**Working data**:
——
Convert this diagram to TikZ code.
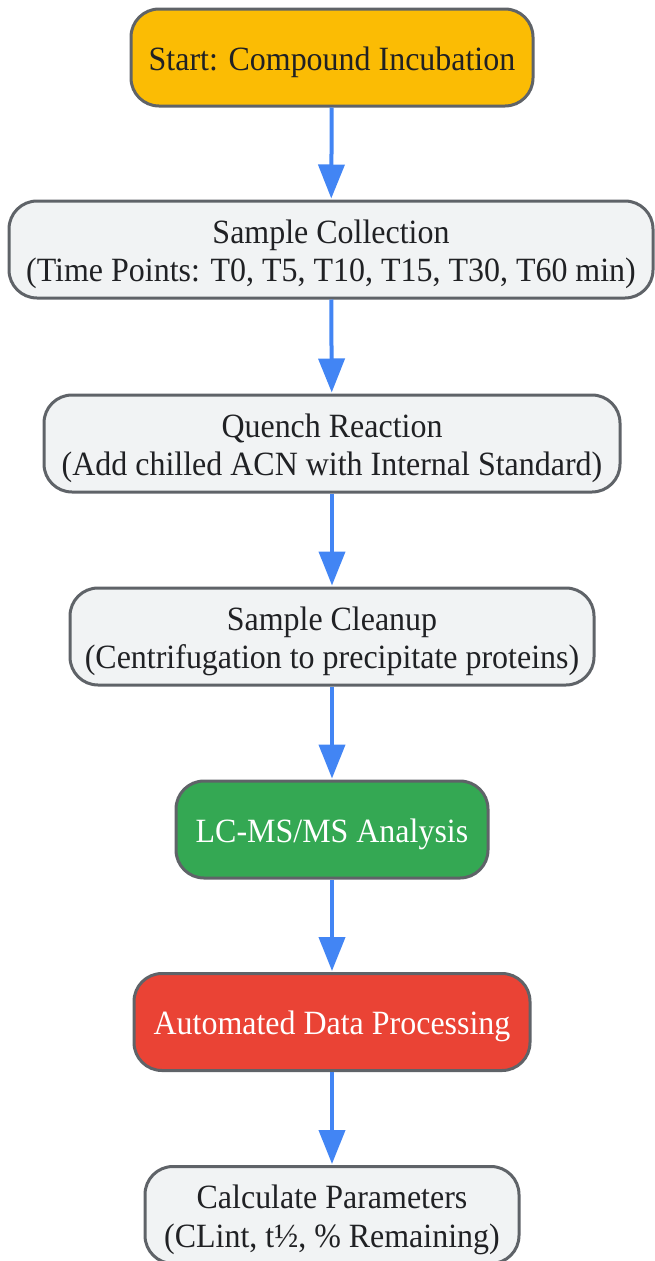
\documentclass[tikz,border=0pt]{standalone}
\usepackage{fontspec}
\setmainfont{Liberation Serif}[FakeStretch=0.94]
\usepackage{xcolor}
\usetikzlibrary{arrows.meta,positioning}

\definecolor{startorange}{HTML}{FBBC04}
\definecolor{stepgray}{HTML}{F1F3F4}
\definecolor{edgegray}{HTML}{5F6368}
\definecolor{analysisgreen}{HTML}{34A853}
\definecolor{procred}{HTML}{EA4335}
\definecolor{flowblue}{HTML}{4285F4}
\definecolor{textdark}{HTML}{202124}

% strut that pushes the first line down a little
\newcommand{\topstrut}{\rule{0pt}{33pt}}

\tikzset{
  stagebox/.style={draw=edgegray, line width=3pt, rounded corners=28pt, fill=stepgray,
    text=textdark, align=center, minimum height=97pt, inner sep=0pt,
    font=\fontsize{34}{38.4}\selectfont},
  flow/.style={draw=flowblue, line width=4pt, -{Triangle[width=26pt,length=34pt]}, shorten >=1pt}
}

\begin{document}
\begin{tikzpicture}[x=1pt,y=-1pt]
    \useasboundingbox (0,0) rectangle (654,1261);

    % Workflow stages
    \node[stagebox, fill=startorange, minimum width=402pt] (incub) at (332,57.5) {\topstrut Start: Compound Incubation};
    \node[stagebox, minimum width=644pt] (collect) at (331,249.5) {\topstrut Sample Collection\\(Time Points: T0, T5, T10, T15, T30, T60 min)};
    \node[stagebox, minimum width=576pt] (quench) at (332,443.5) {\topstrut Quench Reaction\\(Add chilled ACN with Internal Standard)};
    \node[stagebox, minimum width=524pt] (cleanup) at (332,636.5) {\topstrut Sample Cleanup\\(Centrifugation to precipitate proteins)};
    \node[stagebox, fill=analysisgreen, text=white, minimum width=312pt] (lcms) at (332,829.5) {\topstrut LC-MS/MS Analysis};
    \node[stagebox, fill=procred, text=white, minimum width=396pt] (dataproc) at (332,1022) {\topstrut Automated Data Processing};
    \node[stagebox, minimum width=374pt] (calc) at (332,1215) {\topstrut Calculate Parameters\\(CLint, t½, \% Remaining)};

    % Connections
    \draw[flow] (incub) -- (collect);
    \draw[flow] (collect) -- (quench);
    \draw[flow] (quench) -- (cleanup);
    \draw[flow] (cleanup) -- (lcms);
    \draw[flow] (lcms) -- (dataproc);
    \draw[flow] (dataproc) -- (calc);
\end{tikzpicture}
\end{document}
——
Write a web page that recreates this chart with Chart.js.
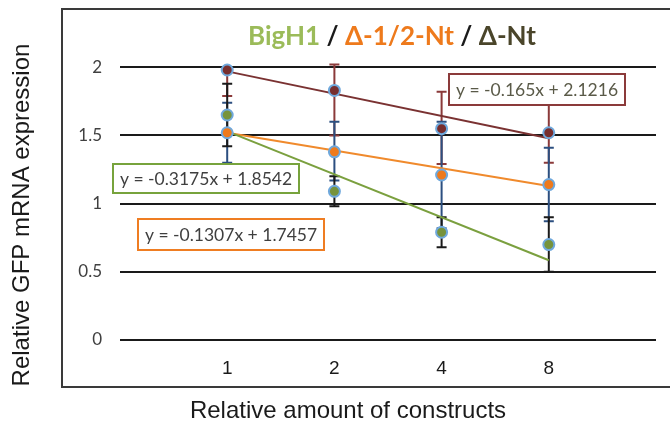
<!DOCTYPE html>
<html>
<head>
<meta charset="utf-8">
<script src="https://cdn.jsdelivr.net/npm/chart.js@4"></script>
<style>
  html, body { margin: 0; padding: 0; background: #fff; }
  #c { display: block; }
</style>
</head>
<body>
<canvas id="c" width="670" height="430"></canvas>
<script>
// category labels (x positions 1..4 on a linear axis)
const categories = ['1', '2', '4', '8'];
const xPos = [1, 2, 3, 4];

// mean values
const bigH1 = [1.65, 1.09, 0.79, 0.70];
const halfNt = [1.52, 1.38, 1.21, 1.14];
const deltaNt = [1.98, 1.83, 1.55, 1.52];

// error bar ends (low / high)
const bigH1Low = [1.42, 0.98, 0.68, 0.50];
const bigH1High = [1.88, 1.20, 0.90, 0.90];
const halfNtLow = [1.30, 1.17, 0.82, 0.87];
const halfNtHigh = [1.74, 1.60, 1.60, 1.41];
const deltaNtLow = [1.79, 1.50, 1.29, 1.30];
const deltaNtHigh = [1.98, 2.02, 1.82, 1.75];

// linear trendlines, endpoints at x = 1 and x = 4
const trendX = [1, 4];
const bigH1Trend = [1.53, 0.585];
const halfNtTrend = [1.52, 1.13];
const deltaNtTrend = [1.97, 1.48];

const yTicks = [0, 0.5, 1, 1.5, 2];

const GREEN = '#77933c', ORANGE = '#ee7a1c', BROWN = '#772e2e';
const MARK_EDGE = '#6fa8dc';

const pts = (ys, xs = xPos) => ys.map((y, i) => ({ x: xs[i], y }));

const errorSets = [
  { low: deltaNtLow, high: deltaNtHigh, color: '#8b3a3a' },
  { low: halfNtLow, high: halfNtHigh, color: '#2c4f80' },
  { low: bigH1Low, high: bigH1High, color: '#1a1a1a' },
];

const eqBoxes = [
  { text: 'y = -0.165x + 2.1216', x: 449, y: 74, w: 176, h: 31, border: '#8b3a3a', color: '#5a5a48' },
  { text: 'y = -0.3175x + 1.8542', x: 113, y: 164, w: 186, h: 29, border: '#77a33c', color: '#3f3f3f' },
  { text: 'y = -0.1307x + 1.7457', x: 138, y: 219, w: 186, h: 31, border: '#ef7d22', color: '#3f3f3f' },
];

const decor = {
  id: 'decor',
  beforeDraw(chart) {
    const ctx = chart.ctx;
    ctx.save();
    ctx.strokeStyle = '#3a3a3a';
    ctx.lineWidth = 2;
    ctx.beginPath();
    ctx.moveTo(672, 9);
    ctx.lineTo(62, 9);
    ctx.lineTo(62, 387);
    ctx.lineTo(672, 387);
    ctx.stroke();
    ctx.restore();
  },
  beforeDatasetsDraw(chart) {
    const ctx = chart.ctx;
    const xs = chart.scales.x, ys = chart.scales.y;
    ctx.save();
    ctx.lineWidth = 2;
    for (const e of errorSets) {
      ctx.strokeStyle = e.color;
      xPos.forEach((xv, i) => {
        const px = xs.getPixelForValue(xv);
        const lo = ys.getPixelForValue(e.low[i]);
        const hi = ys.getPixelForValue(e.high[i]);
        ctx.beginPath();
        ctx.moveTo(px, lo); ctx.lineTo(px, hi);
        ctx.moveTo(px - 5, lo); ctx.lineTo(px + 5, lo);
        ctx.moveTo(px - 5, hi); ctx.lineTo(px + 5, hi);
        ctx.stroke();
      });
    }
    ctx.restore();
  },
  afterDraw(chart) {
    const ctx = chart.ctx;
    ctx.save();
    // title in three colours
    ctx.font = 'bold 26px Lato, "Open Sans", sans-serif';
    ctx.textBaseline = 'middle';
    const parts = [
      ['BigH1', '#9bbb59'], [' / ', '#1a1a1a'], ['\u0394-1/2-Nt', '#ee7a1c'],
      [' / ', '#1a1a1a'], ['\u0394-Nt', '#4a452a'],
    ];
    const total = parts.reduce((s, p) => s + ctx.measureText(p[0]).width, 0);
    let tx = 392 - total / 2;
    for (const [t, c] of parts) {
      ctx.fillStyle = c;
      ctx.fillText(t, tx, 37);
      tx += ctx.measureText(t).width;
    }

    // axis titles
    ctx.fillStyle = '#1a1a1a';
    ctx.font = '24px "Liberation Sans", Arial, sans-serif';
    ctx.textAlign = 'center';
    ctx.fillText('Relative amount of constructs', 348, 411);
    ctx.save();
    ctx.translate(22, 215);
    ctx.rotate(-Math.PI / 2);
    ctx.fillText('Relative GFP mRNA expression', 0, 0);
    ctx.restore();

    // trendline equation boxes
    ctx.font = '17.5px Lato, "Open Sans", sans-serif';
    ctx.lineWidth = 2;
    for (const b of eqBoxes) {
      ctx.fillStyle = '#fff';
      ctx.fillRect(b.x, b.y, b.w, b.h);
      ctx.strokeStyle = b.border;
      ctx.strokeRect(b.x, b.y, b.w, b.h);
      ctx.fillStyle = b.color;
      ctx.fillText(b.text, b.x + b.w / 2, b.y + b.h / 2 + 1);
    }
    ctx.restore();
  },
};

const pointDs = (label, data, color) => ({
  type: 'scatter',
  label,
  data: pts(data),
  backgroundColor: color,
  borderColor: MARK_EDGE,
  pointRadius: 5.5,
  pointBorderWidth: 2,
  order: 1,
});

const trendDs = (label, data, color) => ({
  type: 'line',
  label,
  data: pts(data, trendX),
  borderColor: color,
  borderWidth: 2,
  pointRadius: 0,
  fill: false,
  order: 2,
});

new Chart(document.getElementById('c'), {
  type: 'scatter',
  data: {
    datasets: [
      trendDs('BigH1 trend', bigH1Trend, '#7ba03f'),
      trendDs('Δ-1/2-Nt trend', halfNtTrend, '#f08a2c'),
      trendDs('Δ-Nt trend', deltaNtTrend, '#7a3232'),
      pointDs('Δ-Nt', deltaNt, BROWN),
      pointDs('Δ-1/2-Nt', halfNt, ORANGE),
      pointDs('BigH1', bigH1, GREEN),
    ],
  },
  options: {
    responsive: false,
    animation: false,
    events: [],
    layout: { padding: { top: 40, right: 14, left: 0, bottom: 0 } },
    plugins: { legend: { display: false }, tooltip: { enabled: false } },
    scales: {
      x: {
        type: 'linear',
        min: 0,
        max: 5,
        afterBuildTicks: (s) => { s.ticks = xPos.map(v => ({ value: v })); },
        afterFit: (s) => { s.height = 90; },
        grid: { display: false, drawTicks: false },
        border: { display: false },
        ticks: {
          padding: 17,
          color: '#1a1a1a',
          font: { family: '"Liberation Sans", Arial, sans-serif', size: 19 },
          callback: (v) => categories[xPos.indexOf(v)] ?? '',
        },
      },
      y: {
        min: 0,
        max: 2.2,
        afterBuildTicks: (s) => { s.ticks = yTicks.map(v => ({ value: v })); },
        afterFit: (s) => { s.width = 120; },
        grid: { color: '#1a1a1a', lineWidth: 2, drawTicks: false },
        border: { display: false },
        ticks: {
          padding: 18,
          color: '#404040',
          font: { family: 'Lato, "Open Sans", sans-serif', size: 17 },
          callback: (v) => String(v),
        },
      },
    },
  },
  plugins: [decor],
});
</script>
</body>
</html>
——
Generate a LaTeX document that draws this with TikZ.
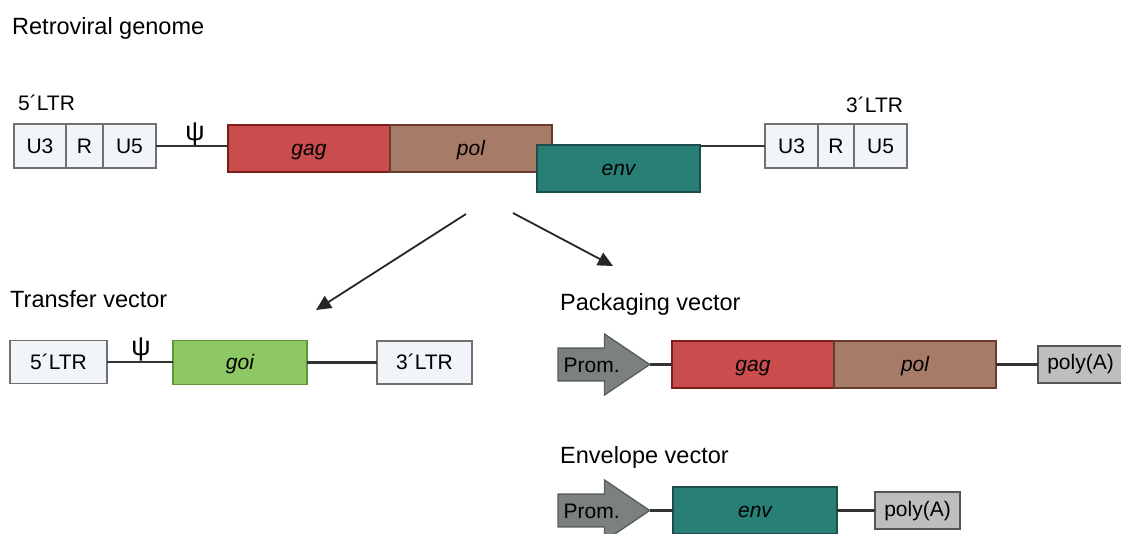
——
**What the exercise asks**: In the listing above, find the line containing "Convert this diagram to TikZ code." and the line containing "(0,0) rectangle (654,1261);", then return both of them and every line between, exactly, without pictures.

**Response**:
Convert this diagram to TikZ code.
\documentclass[tikz,border=0pt]{standalone}
\usepackage{fontspec}
\setmainfont{Liberation Serif}[FakeStretch=0.94]
\usepackage{xcolor}
\usetikzlibrary{arrows.meta,positioning}

\definecolor{startorange}{HTML}{FBBC04}
\definecolor{stepgray}{HTML}{F1F3F4}
\definecolor{edgegray}{HTML}{5F6368}
\definecolor{analysisgreen}{HTML}{34A853}
\definecolor{procred}{HTML}{EA4335}
\definecolor{flowblue}{HTML}{4285F4}
\definecolor{textdark}{HTML}{202124}

% strut that pushes the first line down a little
\newcommand{\topstrut}{\rule{0pt}{33pt}}

\tikzset{
  stagebox/.style={draw=edgegray, line width=3pt, rounded corners=28pt, fill=stepgray,
    text=textdark, align=center, minimum height=97pt, inner sep=0pt,
    font=\fontsize{34}{38.4}\selectfont},
  flow/.style={draw=flowblue, line width=4pt, -{Triangle[width=26pt,length=34pt]}, shorten >=1pt}
}

\begin{document}
\begin{tikzpicture}[x=1pt,y=-1pt]
    \useasboundingbox (0,0) rectangle (654,1261);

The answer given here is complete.